Aim
Everything in the data should be repeated exactly, save for the images.

____________________

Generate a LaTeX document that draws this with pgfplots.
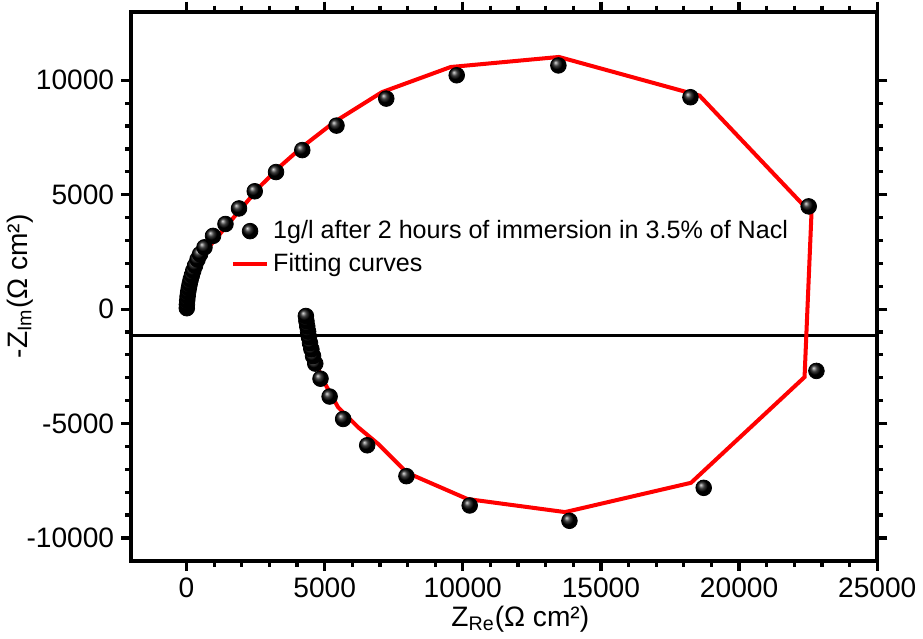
\documentclass[border=0pt]{standalone}
\usepackage{pgfplots}
\pgfplotsset{compat=1.18}
\usepackage{fontspec}
\setmainfont{Liberation Sans}
\begin{document}
\begin{tikzpicture}
\begin{axis}[
  scale only axis,
  width=371.5pt, height=273.5pt,
  xmin=-2000, xmax=25000,
  ymin=-11000, ymax=13000,
  xtick={0,5000,10000,15000,20000,25000},
  ytick={-10000,-5000,0,5000,10000},
  scaled ticks=false,
  minor tick num=4,
  tick align=outside,
  major tick length=5pt,
  minor tick length=3pt,
  every tick/.style={black, line width=1.6pt},
  axis line style={line width=2pt},
  /pgf/number format/fixed,
  /pgf/number format/1000 sep={},
  /pgf/number format/assume math mode=true,
  ticklabel style={font=\fontsize{14}{16}\selectfont},
  xlabel={Z\textsubscript{Re}(Ω cm²)},
  ylabel={-Z\textsubscript{Im}(Ω cm²)},
  label style={font=\fontsize{14}{16}\selectfont},
  xlabel style={yshift=3pt, xshift=8pt},
  ylabel style={yshift=-10pt},
  legend style={draw=none, fill=none, at={(0.125,0.635)}, anchor=north west,
    font=\fontsize{12.5}{14}\selectfont, row sep=2pt},
  legend cell align=left,
]
\addplot [black, line width=1.3pt, forget plot] coordinates {(-2000,-1150) (25000,-1150)};
\addplot [only marks, mark=ball, mark size=3.9pt, mark options={ball color=black}] coordinates {
(10,40) (15,200) (25,380) (40,560) (60,740) (85,920) (115,1100) (150,1290)
(195,1480) (245,1680) (310,1900) (400,2170) (490,2400) (650,2700) (960,3200)
(1410,3720) (1900,4400) (2470,5150) (3240,5990) (4190,6950) (5430,8020)
(7230,9200) (9780,10220) (13460,10650) (18240,9260) (22520,4490)
(22800,-2700) (18720,-7810) (13860,-9250) (10250,-8580) (7960,-7300)
(6540,-5950) (5670,-4800) (5180,-3820) (4850,-3040) (4660,-2380)
(4580,-2050) (4520,-1750) (4470,-1480) (4430,-1220) (4400,-980)
(4370,-750) (4340,-520) (4320,-300)
};
\addlegendentry{1g/l after 2 hours of immersion in 3.5\% of Nacl}
\addplot [red, line width=2pt, mark=none] coordinates {
(0,30) (60,600) (150,1100) (376,1880) (741,2610) (1350,3490) (1960,4370)
(2690,5400) (3400,6250) (4200,7100) (5365,8190) (7070,9480) (9560,10580)
(13480,11020) (18570,9330) (22620,4170) (22370,-2970) (18260,-7590)
(13700,-8870) (10170,-8300) (7980,-7150) (6946,-5900) (6216,-5167)
(5485,-4286) (4878,-2965) (4513,-1645) (4400,-1000) (4331,-400)
};
\addlegendentry{Fitting curves}
\end{axis}
\end{tikzpicture}
\end{document}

____________________

Final result
Generate a LaTeX document that draws this with pgfplots.
\documentclass[border=0pt]{standalone}
\usepackage{pgfplots}
\pgfplotsset{compat=1.18}
\usepackage{fontspec}
\setmainfont{Liberation Sans}
\begin{document}
\begin{tikzpicture}
\begin{axis}[
  scale only axis,
  width=371.5pt, height=273.5pt,
  xmin=-2000, xmax=25000,
  ymin=-11000, ymax=13000,
  xtick={0,5000,10000,15000,20000,25000},
  ytick={-10000,-5000,0,5000,10000},
  scaled ticks=false,
  minor tick num=4,
  tick align=outside,
  major tick length=5pt,
  minor tick length=3pt,
  every tick/.style={black, line width=1.6pt},
  axis line style={line width=2pt},
  /pgf/number format/fixed,
  /pgf/number format/1000 sep={},
  /pgf/number format/assume math mode=true,
  ticklabel style={font=\fontsize{14}{16}\selectfont},
  xlabel={Z\textsubscript{Re}(Ω cm²)},
  ylabel={-Z\textsubscript{Im}(Ω cm²)},
  label style={font=\fontsize{14}{16}\selectfont},
  xlabel style={yshift=3pt, xshift=8pt},
  ylabel style={yshift=-10pt},
  legend style={draw=none, fill=none, at={(0.125,0.635)}, anchor=north west,
    font=\fontsize{12.5}{14}\selectfont, row sep=2pt},
  legend cell align=left,
]
\addplot [black, line width=1.3pt, forget plot] coordinates {(-2000,-1150) (25000,-1150)};
\addplot [only marks, mark=ball, mark size=3.9pt, mark options={ball color=black}] coordinates {
(10,40) (15,200) (25,380) (40,560) (60,740) (85,920) (115,1100) (150,1290)
(195,1480) (245,1680) (310,1900) (400,2170) (490,2400) (650,2700) (960,3200)
(1410,3720) (1900,4400) (2470,5150) (3240,5990) (4190,6950) (5430,8020)
(7230,9200) (9780,10220) (13460,10650) (18240,9260) (22520,4490)
(22800,-2700) (18720,-7810) (13860,-9250) (10250,-8580) (7960,-7300)
(6540,-5950) (5670,-4800) (5180,-3820) (4850,-3040) (4660,-2380)
(4580,-2050) (4520,-1750) (4470,-1480) (4430,-1220) (4400,-980)
(4370,-750) (4340,-520) (4320,-300)
};
\addlegendentry{1g/l after 2 hours of immersion in 3.5\% of Nacl}
\addplot [red, line width=2pt, mark=none] coordinates {
(0,30) (60,600) (150,1100) (376,1880) (741,2610) (1350,3490) (1960,4370)
(2690,5400) (3400,6250) (4200,7100) (5365,8190) (7070,9480) (9560,10580)
(13480,11020) (18570,9330) (22620,4170) (22370,-2970) (18260,-7590)
(13700,-8870) (10170,-8300) (7980,-7150) (6946,-5900) (6216,-5167)
(5485,-4286) (4878,-2965) (4513,-1645) (4400,-1000) (4331,-400)
};
\addlegendentry{Fitting curves}
\end{axis}
\end{tikzpicture}
\end{document}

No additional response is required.